To jest rzeczywiście absolutna dominacja
— dodał.
Przyznał, że „dochodzimy do sytuacji, czy podjęcia decyzji, gdzie trzeba zważyć różne aspekty”.
I z jednej strony oczywiście jest ograniczenie wirusa, ale z drugiej strony mamy stosunkowo małą zakaźność i szkodliwość dla dzieci koronawirusa, ale mamy ewidentnie już doświadczenie, że niechodzenie dzieci do szkoły, ten tryb hybrydowy czy zdalny – ma bardzo poważne konsekwencje
— tłumaczył szef resortu zdrowia.
W jego ocenie „trzeba zważyć i podjąć decyzję, która uwzględnia wszystkie te aspekty”.
Nowe restrykcje?
Niedzielski został zapytany o to, kiedy ruszą szpitale covidowe i czy na Stadionie Narodowym zostanie uruchomiony taki sam szpital, jak w ubiegłym roku o tej porze.
Jeżeli będziemy mieli do czynienia cały czas z kontynuacją tego trendu – i raczej z takim scenariuszem się liczymy, bo my musimy rozwiązania przygotowywać na te najgorsze scenariusze – to myślę, że w perspektywie dwóch tygodni szpital tutaj na Stadionie Narodowym zostanie uruchomiony
— powiedział Niedzielski.
Szpital Narodowy – będący filią Centralnego Szpitala Klinicznego MSWiA na ul. Wołoskiej w Warszawie – zaczął działać w listopadzie ubiegłego roku jako pierwszy w Polsce szpital tymczasowy. W maju zawiesił działalność, a obiekt opuścili ostatni pacjenci.
Minister w sobotę był pytany także o to, czy rząd wprowadzi z Polsce restrykcje w związku z czwartą falą koronawirusa.

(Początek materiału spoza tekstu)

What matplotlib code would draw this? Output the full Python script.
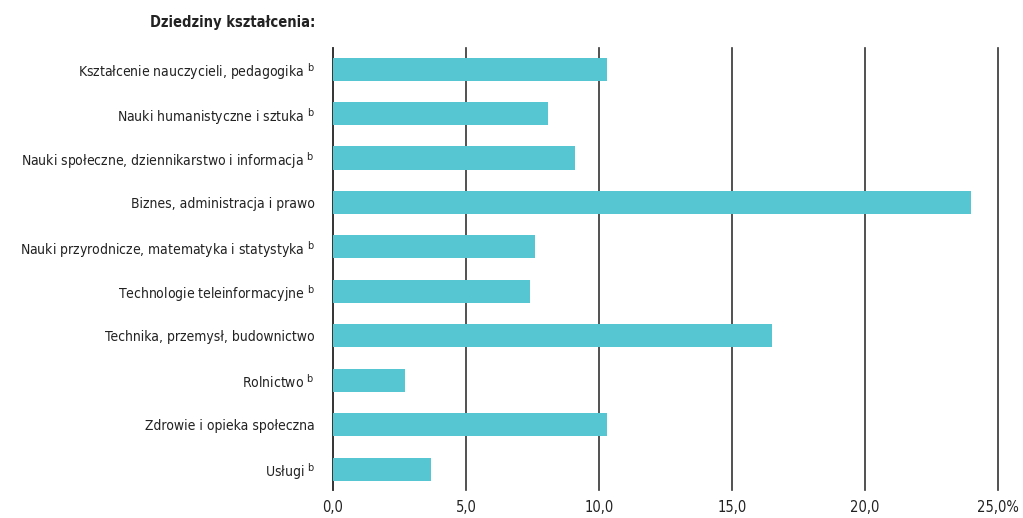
import numpy as np
import matplotlib
matplotlib.use("Agg")
import matplotlib.pyplot as plt
from matplotlib import font_manager as fm
from matplotlib.ticker import FuncFormatter

# data
categories = [
    "Kształcenie nauczycieli, pedagogika",
    "Nauki humanistyczne i sztuka",
    "Nauki społeczne, dziennikarstwo i informacja",
    "Biznes, administracja i prawo",
    "Nauki przyrodnicze, matematyka i statystyka",
    "Technologie teleinformacyjne",
    "Technika, przemysł, budownictwo",
    "Rolnictwo",
    "Zdrowie i opieka społeczna",
    "Usługi",
]
footnote = [True, True, True, False, True, True, False, True, False, True]
values = [10.3, 8.1, 9.1, 24.0, 7.6, 7.4, 16.5, 2.7, 10.3, 3.7]
xticks = [0, 5, 10, 15, 20, 25]

# look for a narrow font (the original uses a condensed face)
def find_narrow(bold):
    for f in fm.fontManager.ttflist:
        st = str(f.stretch)
        narrow = ('Narrow' in f.name or 'Condensed' in f.name or 'condensed' in st)
        isbold = str(f.weight) in ('bold', '700', 'heavy', '800', 'semibold', '600')
        if narrow and isbold == bold and 'Oblique' not in f.fname and 'Italic' not in f.fname:
            return f.fname
    return None

reg = find_narrow(False)
bld = find_narrow(True)
if reg:
    fp = fm.FontProperties(fname=reg, size=10)
else:
    fp = fm.FontProperties(family='Liberation Sans', size=9.5)
if bld:
    fpb = fm.FontProperties(fname=bld, size=10.5)
else:
    fpb = fm.FontProperties(family='Liberation Sans', weight='bold', size=10)
fpt = fp.copy()
fpt.set_size(10.5)

plt.rcParams['mathtext.fontset'] = 'custom'
plt.rcParams['mathtext.rm'] = fp.get_name() if reg else 'Liberation Sans'

labels = [c + (r" $^{\mathrm{b}}$" if f else "") for c, f in zip(categories, footnote)]

fig = plt.figure(figsize=(10.23, 5.18), dpi=100)
ax = fig.add_axes([0.3255, 0.054, 0.65, 0.853])

y = np.arange(len(categories))
ax.barh(y, values, height=0.52, color='#56C6D3', zorder=3)

ax.set_ylim(len(categories) - 0.53, -0.47)
ax.set_xlim(0, 25)
ax.set_yticks(y)
ax.set_yticklabels(labels, fontproperties=fp, color='#222222')
ax.set_xticks(xticks)
ax.xaxis.set_major_formatter(FuncFormatter(
    lambda v, p: ("%.1f" % v).replace('.', ',') + ("%" if v == 25 else "")))
for t in ax.get_xticklabels():
    t.set_fontproperties(fpt)
ax.tick_params(axis='x', colors='#222222', length=0, pad=7)
ax.tick_params(axis='y', length=0, pad=13)

ax.grid(axis='x', color='#333333', linewidth=1.2, zorder=0)
for gl in ax.xaxis.get_gridlines():
    gl.set_clip_on(False)
for s in ['top', 'right', 'bottom']:
    ax.spines[s].set_visible(False)
ax.spines['left'].set_color('#333333')
ax.spines['left'].set_linewidth(1.2)

fig.text(315 / 1023, 1 - 22 / 518, "Dziedziny kształcenia:", ha='right', va='center',
         fontproperties=fpb, color='#222222')

fig.savefig("out.png", dpi=100)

W poprzednim roku mieliśmy już dużo powyżej 20 tysięcy, a nawet momentami 30 tys. zakażeń – mówię o poprzedniej fali i rozliczeniu infekcji. I hospitalizacji mieliśmy 20 tys. Dzisiaj mamy tych hospitalizacji 9 tys.
— wskazywał szef resortu zdrowia.
Zaznaczył, że „dzieje się to w sytuacji, w której wirus, z którym teraz mamy do czynienia, jest o wiele bardziej zakaźny, o wiele bardziej zjadliwy”.
Jak zapewnił, rząd przyjął „nieco inną niż w poprzednich falach politykę walki z pandemią”.
Chcemy, żeby ze względu na naturalną odporność uzyskaną przez szczepienia przejść jak najmniejszym kosztem ekonomiczno-społecznym przez tę falę
— wskazał Niedzielski.
Jak podkreślił minister, restrykcje nie zostaną zwiększone.